*** Record extracts ***
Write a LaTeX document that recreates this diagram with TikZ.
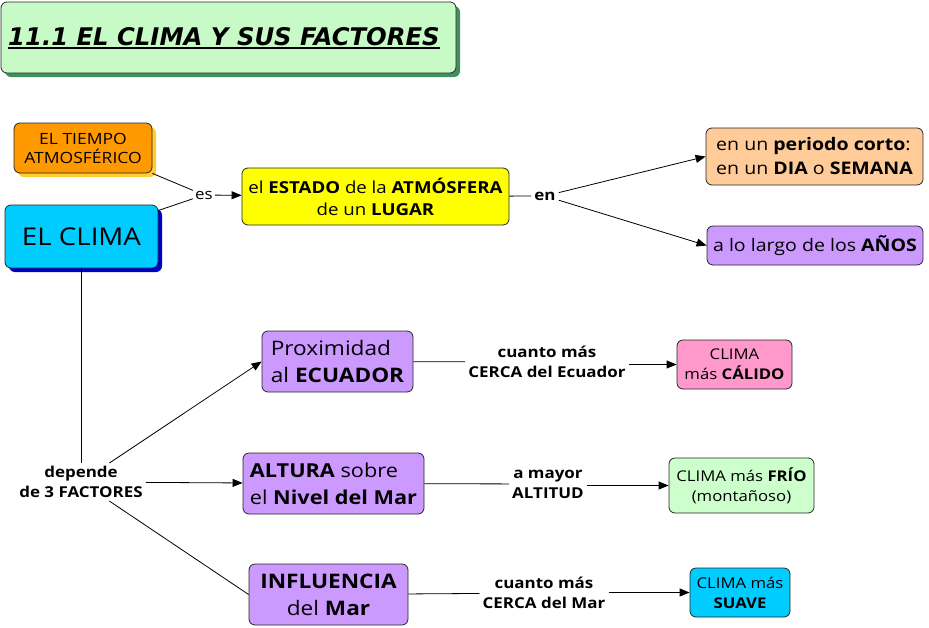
\documentclass[tikz,border=0pt]{standalone}
\usepackage{fontspec}
\setmainfont[FakeStretch=1.13]{Open Sans}
\newfontfamily\titlefont{DejaVu Sans}
\usetikzlibrary{shadows,arrows.meta}
\definecolor{cTitle}{HTML}{C8FAC8}
\definecolor{cTitleSh}{HTML}{3F8F5F}
\definecolor{cOrange}{HTML}{FF9900}
\definecolor{cOrangeSh}{HTML}{FFCC33}
\definecolor{cCyan}{HTML}{00CCFF}
\definecolor{cBlueSh}{HTML}{0000CC}
\definecolor{cYellow}{HTML}{FFFF00}
\definecolor{cPeach}{HTML}{FFCC99}
\definecolor{cPurple}{HTML}{CC99FF}
\definecolor{cPink}{HTML}{FF99CC}
\definecolor{cLGreen}{HTML}{CCFFCC}
\newcommand\setfs[2]{\fontsize{#1}{#2}\selectfont}
\newcommand\titleul[1]{{\setbox0\hbox{#1}\rlap{\raisebox{-4pt}{\rule{\wd0}{2pt}}}\box0}}
\tikzset{
  box/.style={draw=black!85, line width=0.8pt, rounded corners=6pt, align=center, inner sep=0pt},
  sh/.style={drop shadow={shadow xshift=4pt, shadow yshift=-4pt, fill=#1, opacity=1}},
  lab/.style={font=\bfseries\setfs{15}{20}, align=center, inner sep=3pt},
  arr/.style={-{Triangle[length=10pt,width=8pt]}, line width=0.8pt},
  con/.style={line width=0.8pt},
}
\begin{document}
\begin{tikzpicture}[x=1pt,y=-1pt]
\useasboundingbox (0,0) rectangle (929,627);
% title
\node[box, fill=cTitle, sh=cTitleSh, minimum width=455pt, minimum height=71pt] (title) at (228.5,37.5) {};
\node[anchor=base west, inner sep=0pt, font=\titlefont\bfseries\itshape\setfs{24.3}{28}] (titletext) at (8,45) {\titleul{11.1 EL CLIMA Y SUS FACTORES}};
% boxes
\node[box, fill=cOrange, sh=cOrangeSh, minimum width=138pt, minimum height=50pt, font=\setfs{15.5}{19}] (tiempo) at (83,148) {EL TIEMPO\\ATMOSFÉRICO};
\node[box, fill=cCyan, sh=cBlueSh, minimum width=153pt, minimum height=63pt, font=\setfs{24.5}{30}] (clima) at (81.5,236.5) {EL CLIMA};
\node[box, fill=cYellow, minimum width=267pt, minimum height=57pt, font=\setfs{16.5}{22}] (estado) at (375.5,196.5) {el \textbf{ESTADO} de la \textbf{ATMÓSFERA}\\de un \textbf{LUGAR}};
\node[box, fill=cPeach, minimum width=217pt, minimum height=57pt, align=left, font=\setfs{17.3}{24}] (periodo) at (814.5,156.5) {en un \textbf{periodo corto}:\\en un \textbf{DIA} o \textbf{SEMANA}};
\node[box, fill=cPurple, minimum width=216pt, minimum height=39pt, font=\setfs{17.3}{24}] (anos) at (815,245.5) {a lo largo de los \textbf{AÑOS}};
\node[box, fill=cPurple, minimum width=151pt, minimum height=61pt, align=left, font=\setfs{20}{27}] (prox) at (337.5,361.5) {Proximidad\\al \textbf{ECUADOR}};
\node[box, fill=cPurple, minimum width=181pt, minimum height=61pt, align=left, font=\setfs{19.2}{27}] (altura) at (333.5,483.5) {\textbf{ALTURA} sobre\\el \textbf{Nivel del Mar}};
\node[box, fill=cPurple, minimum width=159pt, minimum height=61pt, font=\setfs{20}{27}] (influ) at (328.5,594.5) {\textbf{INFLUENCIA}\\del \textbf{Mar}};
\node[box, fill=cPink, minimum width=115pt, minimum height=49pt, font=\setfs{14.8}{20}] (calido) at (734.5,364.5) {CLIMA\\más \textbf{CÁLIDO}};
\node[box, fill=cLGreen, minimum width=145pt, minimum height=55pt, font=\setfs{14.8}{20}] (frio) at (741.5,485.5) {CLIMA más \textbf{FRÍO}\\(montañoso)};
\node[box, fill=cCyan, minimum width=100pt, minimum height=49pt, font=\setfs{14.8}{20}] (suave) at (740,592.5) {CLIMA más\\\textbf{SUAVE}};
% labels
\node[lab, font=\setfs{15}{20}, inner sep=2pt] (es) at (204,195) {es};
\node[lab] (en) at (545,196) {en};
\node[lab] (depende) at (81,482) {depende\\de 3 FACTORES};
\node[lab] (lab1) at (547,362) {cuanto más\\CERCA del Ecuador};
\node[lab] (lab2) at (548,484) {a mayor\\ALTITUD};
\node[lab] (lab3) at (544,593) {cuanto más\\CERCA del Mar};
% connectors
\draw[con] (tiempo.south east) -- (es);
\draw[con] (clima) -- (es);
\draw[arr] (es) -- (estado);
\draw[con] (estado) -- (en);
\draw[arr] (en) -- (periodo.west);
\draw[arr] (en) -- (anos.west);
\draw[con] (clima.south) -- (clima.south |- depende.north);
\draw[arr] (depende) -- (prox.west);
\draw[arr] (depende) -- (altura);
\draw[con] (depende) -- (influ.west);
\draw[con] (prox) -- (lab1);
\draw[arr] (lab1.east |- calido.west) -- (calido.west);
\draw[con] (altura) -- (lab2);
\draw[arr] (lab2.east |- frio.west) -- (frio.west);
\draw[con] (influ) -- (lab3);
\draw[arr] (lab3.east |- suave.west) -- (suave.west);
\end{tikzpicture}
\end{document}
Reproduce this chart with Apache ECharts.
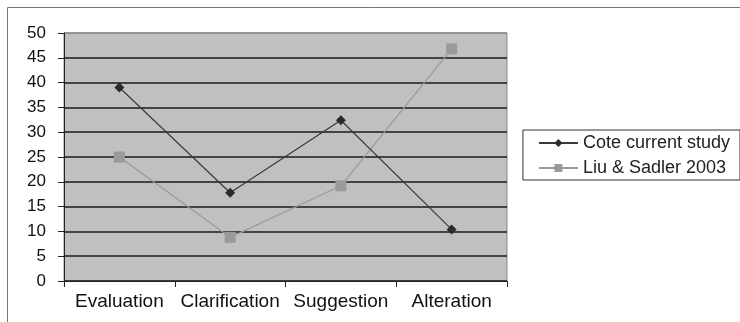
***
→ **Directions**: What is needed is an exact reproduction of the data, pictures excluded.

→ **Exercise result**:
Write a LaTeX document that recreates this diagram with TikZ.
\documentclass[tikz,border=0pt]{standalone}
\usepackage{fontspec}
\setmainfont[FakeStretch=1.13]{Open Sans}
\newfontfamily\titlefont{DejaVu Sans}
\usetikzlibrary{shadows,arrows.meta}
\definecolor{cTitle}{HTML}{C8FAC8}
\definecolor{cTitleSh}{HTML}{3F8F5F}
\definecolor{cOrange}{HTML}{FF9900}
\definecolor{cOrangeSh}{HTML}{FFCC33}
\definecolor{cCyan}{HTML}{00CCFF}
\definecolor{cBlueSh}{HTML}{0000CC}
\definecolor{cYellow}{HTML}{FFFF00}
\definecolor{cPeach}{HTML}{FFCC99}
\definecolor{cPurple}{HTML}{CC99FF}
\definecolor{cPink}{HTML}{FF99CC}
\definecolor{cLGreen}{HTML}{CCFFCC}
\newcommand\setfs[2]{\fontsize{#1}{#2}\selectfont}
\newcommand\titleul[1]{{\setbox0\hbox{#1}\rlap{\raisebox{-4pt}{\rule{\wd0}{2pt}}}\box0}}
\tikzset{
  box/.style={draw=black!85, line width=0.8pt, rounded corners=6pt, align=center, inner sep=0pt},
  sh/.style={drop shadow={shadow xshift=4pt, shadow yshift=-4pt, fill=#1, opacity=1}},
  lab/.style={font=\bfseries\setfs{15}{20}, align=center, inner sep=3pt},
  arr/.style={-{Triangle[length=10pt,width=8pt]}, line width=0.8pt},
  con/.style={line width=0.8pt},
}
\begin{document}
\begin{tikzpicture}[x=1pt,y=-1pt]
\useasboundingbox (0,0) rectangle (929,627);
% title
\node[box, fill=cTitle, sh=cTitleSh, minimum width=455pt, minimum height=71pt] (title) at (228.5,37.5) {};
\node[anchor=base west, inner sep=0pt, font=\titlefont\bfseries\itshape\setfs{24.3}{28}] (titletext) at (8,45) {\titleul{11.1 EL CLIMA Y SUS FACTORES}};
% boxes
\node[box, fill=cOrange, sh=cOrangeSh, minimum width=138pt, minimum height=50pt, font=\setfs{15.5}{19}] (tiempo) at (83,148) {EL TIEMPO\\ATMOSFÉRICO};
\node[box, fill=cCyan, sh=cBlueSh, minimum width=153pt, minimum height=63pt, font=\setfs{24.5}{30}] (clima) at (81.5,236.5) {EL CLIMA};
\node[box, fill=cYellow, minimum width=267pt, minimum height=57pt, font=\setfs{16.5}{22}] (estado) at (375.5,196.5) {el \textbf{ESTADO} de la \textbf{ATMÓSFERA}\\de un \textbf{LUGAR}};
\node[box, fill=cPeach, minimum width=217pt, minimum height=57pt, align=left, font=\setfs{17.3}{24}] (periodo) at (814.5,156.5) {en un \textbf{periodo corto}:\\en un \textbf{DIA} o \textbf{SEMANA}};
\node[box, fill=cPurple, minimum width=216pt, minimum height=39pt, font=\setfs{17.3}{24}] (anos) at (815,245.5) {a lo largo de los \textbf{AÑOS}};
\node[box, fill=cPurple, minimum width=151pt, minimum height=61pt, align=left, font=\setfs{20}{27}] (prox) at (337.5,361.5) {Proximidad\\al \textbf{ECUADOR}};
\node[box, fill=cPurple, minimum width=181pt, minimum height=61pt, align=left, font=\setfs{19.2}{27}] (altura) at (333.5,483.5) {\textbf{ALTURA} sobre\\el \textbf{Nivel del Mar}};
\node[box, fill=cPurple, minimum width=159pt, minimum height=61pt, font=\setfs{20}{27}] (influ) at (328.5,594.5) {\textbf{INFLUENCIA}\\del \textbf{Mar}};
\node[box, fill=cPink, minimum width=115pt, minimum height=49pt, font=\setfs{14.8}{20}] (calido) at (734.5,364.5) {CLIMA\\más \textbf{CÁLIDO}};
\node[box, fill=cLGreen, minimum width=145pt, minimum height=55pt, font=\setfs{14.8}{20}] (frio) at (741.5,485.5) {CLIMA más \textbf{FRÍO}\\(montañoso)};
\node[box, fill=cCyan, minimum width=100pt, minimum height=49pt, font=\setfs{14.8}{20}] (suave) at (740,592.5) {CLIMA más\\\textbf{SUAVE}};
% labels
\node[lab, font=\setfs{15}{20}, inner sep=2pt] (es) at (204,195) {es};
\node[lab] (en) at (545,196) {en};
\node[lab] (depende) at (81,482) {depende\\de 3 FACTORES};
\node[lab] (lab1) at (547,362) {cuanto más\\CERCA del Ecuador};
\node[lab] (lab2) at (548,484) {a mayor\\ALTITUD};
\node[lab] (lab3) at (544,593) {cuanto más\\CERCA del Mar};
% connectors
\draw[con] (tiempo.south east) -- (es);
\draw[con] (clima) -- (es);
\draw[arr] (es) -- (estado);
\draw[con] (estado) -- (en);
\draw[arr] (en) -- (periodo.west);
\draw[arr] (en) -- (anos.west);
\draw[con] (clima.south) -- (clima.south |- depende.north);
\draw[arr] (depende) -- (prox.west);
\draw[arr] (depende) -- (altura);
\draw[con] (depende) -- (influ.west);
\draw[con] (prox) -- (lab1);
\draw[arr] (lab1.east |- calido.west) -- (calido.west);
\draw[con] (altura) -- (lab2);
\draw[arr] (lab2.east |- frio.west) -- (frio.west);
\draw[con] (influ) -- (lab3);
\draw[arr] (lab3.east |- suave.west) -- (suave.west);
\end{tikzpicture}
\end{document}
Reproduce this chart with Apache ECharts.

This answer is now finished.